The PCR judge found that the State did not violate due process by failing to correct Jason’s false testimony because the State may have thought either that Jason misunderstood the questions or that he simply did not recall the recent events. Since the State did not know lohy Jason failed to testify truthfully, petitioner was found not to have met his burden of showing the State knowingly used perjured testimony.
We disagree. The issue is not why Jason failed to tell the truth: rather, it is why the solicitor, who knew Jason’s testimony to be false, failed to correct it.

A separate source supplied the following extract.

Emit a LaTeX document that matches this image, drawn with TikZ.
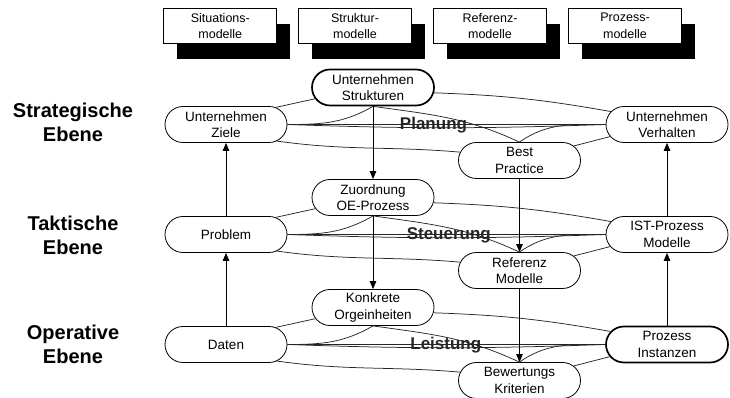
\documentclass[tikz,border=0pt]{standalone}
\usepackage{fontspec}
\setmainfont{Liberation Sans}
\usetikzlibrary{shapes.misc,arrows.meta}

\begin{document}
\begin{tikzpicture}[x=1pt,y=1pt,
  modelbox/.style={draw,line width=0.8pt,fill=white,minimum width=113pt,minimum height=35pt,
    inner sep=0pt,align=center,font=\fontsize{12.5}{16.5}\selectfont},
  shadowbox/.style={fill=black,minimum width=113pt,minimum height=35pt,inner sep=0pt},
  pill/.style={draw,rounded rectangle,line width=0.8pt,minimum width=122pt,minimum height=36pt,
    inner sep=0pt,align=center,fill=white,font=\fontsize{13.5}{16.5}\selectfont},
  pillbold/.style={pill,line width=1.7pt},
  layerlabel/.style={font=\bfseries\fontsize{20}{24}\selectfont,align=center},
  flowlabel/.style={font=\bfseries\fontsize{17}{20}\selectfont,anchor=base,text=black!85},
  edgeline/.style={line width=0.75pt,draw=black!85},
  flowarrow/.style={line width=0.8pt,-{Triangle[length=8pt,width=6.5pt]}}
]
\useasboundingbox (0,0) rectangle (730,398);

% model categories with drop shadows
\node[shadowbox] (s1) at (233.3,356.2) {};
\node[shadowbox] (s2) at (368.0,356.2) {};
\node[shadowbox] (s3) at (503.0,356.2) {};
\node[shadowbox] (s4) at (638.0,356.2) {};
\node[modelbox] (m1) at (220.3,372.2) {Situations-\\modelle};
\node[modelbox] (m2) at (355.0,372.2) {Struktur-\\modelle};
\node[modelbox] (m3) at (490.0,372.2) {Referenz-\\modelle};
\node[modelbox] (m4) at (625.0,372.2) {Prozess-\\modelle};

% level names
\node[layerlabel] (e1) at (73,275.5) {Strategische\\Ebene};
\node[layerlabel] (e2) at (73,162.5) {Taktische\\Ebene};
\node[layerlabel] (e3) at (73,54) {Operative\\Ebene};

% strategic level
\node[pill]     (L1) at (226,273.5)   {Unternehmen\\Ziele};
\node[pillbold] (T1) at (373,310.5)   {Unternehmen\\Strukturen};
\node[pill]     (B1) at (519.5,237.5) {Best\\Practice};
\node[pill]     (R1) at (667,273.5)   {Unternehmen\\Verhalten};

% tactical level
\node[pill] (L2) at (226,163.5)   {Problem};
\node[pill] (T2) at (373,200.5)   {Zuordnung\\OE-Prozess};
\node[pill] (B2) at (519.5,127.5) {Referenz\\Modelle};
\node[pill] (R2) at (667,163.5)   {IST-Prozess\\Modelle};

% operative level
\node[pill]     (L3) at (226,53.5)   {Daten};
\node[pill]     (T3) at (373,90.5)   {Konkrete\\Orgeinheiten};
\node[pill]     (B3) at (519.5,17.5) {Bewertungs\\Kriterien};
\node[pillbold] (R3) at (667,53.5)   {Prozess\\Instanzen};

% links inside each level
\foreach \i in {1,2,3} {
  \draw[edgeline] (L\i.east) -- (R\i.west);
  \draw[edgeline] (L\i.east) to[bend right=2] (R\i.west);
  \draw[edgeline] (L\i.19) -- (T\i.191);
  \draw[edgeline] (T\i.south) to[out=-150,in=0] (L\i.east);
  \draw[edgeline] (T\i.south) to[out=-8,in=155] (B\i.north);
  \draw[edgeline] (B\i.north) to[out=35,in=180] (R\i.west);
  \draw[edgeline] (B\i.15) -- (R\i.192);
  \draw[edgeline] (L\i.-18) to[out=-8,in=175] (B\i.172);
  \draw[edgeline] (T\i.-5) to[out=-2,in=170] (R\i.167);
}

% flow names
\node[flowlabel] (f1) at (433.5,268.7) {Planung};
\node[flowlabel] (f2) at (448.8,158.7) {Steuerung};
\node[flowlabel] (f3) at (445.8,48.7)  {Leistung};

% vertical arrows between levels
\draw[flowarrow] (L3.north) -- (L2.south);
\draw[flowarrow] (L2.north) -- (L1.south);
\draw[flowarrow] (T1.south) -- (T2.north);
\draw[flowarrow] (T2.south) -- (T3.north);
\draw[flowarrow] (B1.south) -- (B2.north);
\draw[flowarrow] (B2.south) -- (B3.north);
\draw[flowarrow] (R3.north) -- (R2.south);
\draw[flowarrow] (R2.north) -- (R1.south);
\end{tikzpicture}
\end{document}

A “prosecutor’s deliberate deception of a court and jurors by the presentation of known false evidence is incompatible with rudimentary demands of justice.” Giglio v. U.S., 405 U.S. 150, 153, 92 S.Ct. 763, 31 L.Ed.2d 104 (1972). The *48failure to correct false evidence is as reprehensible as its presentation. Washington v. State, 324 S.C. 232, 478 S.E.2d 833 (1996). The PCR judge erred in concluding that the State was not obligated to correct Jason’s false testimony, and in failing to hold that this violation of petitioner’s due process rights required that he be granted a new trial.
CONCLUSION
The Constitution requires only that a defendant receive a fair trial, not a perfect one. U.S. Const. Am. VI; State v. Johnson, 334 S.C. 78, 512 S.E.2d 795 (1999). Petitioner’s trial was rendered fundamentally unfair by prosecutorial misconduct. No probative evidence exists in this record to support the PCR judge’s findings and conclusion. Accordingly, the PCR order denying petitioner relief is
REVERSED.
TOAL, C.J., MOORE, BURNETT, PLEICONES, JJ., and Acting Justice BROOKS P. GOLDSMITH, concur.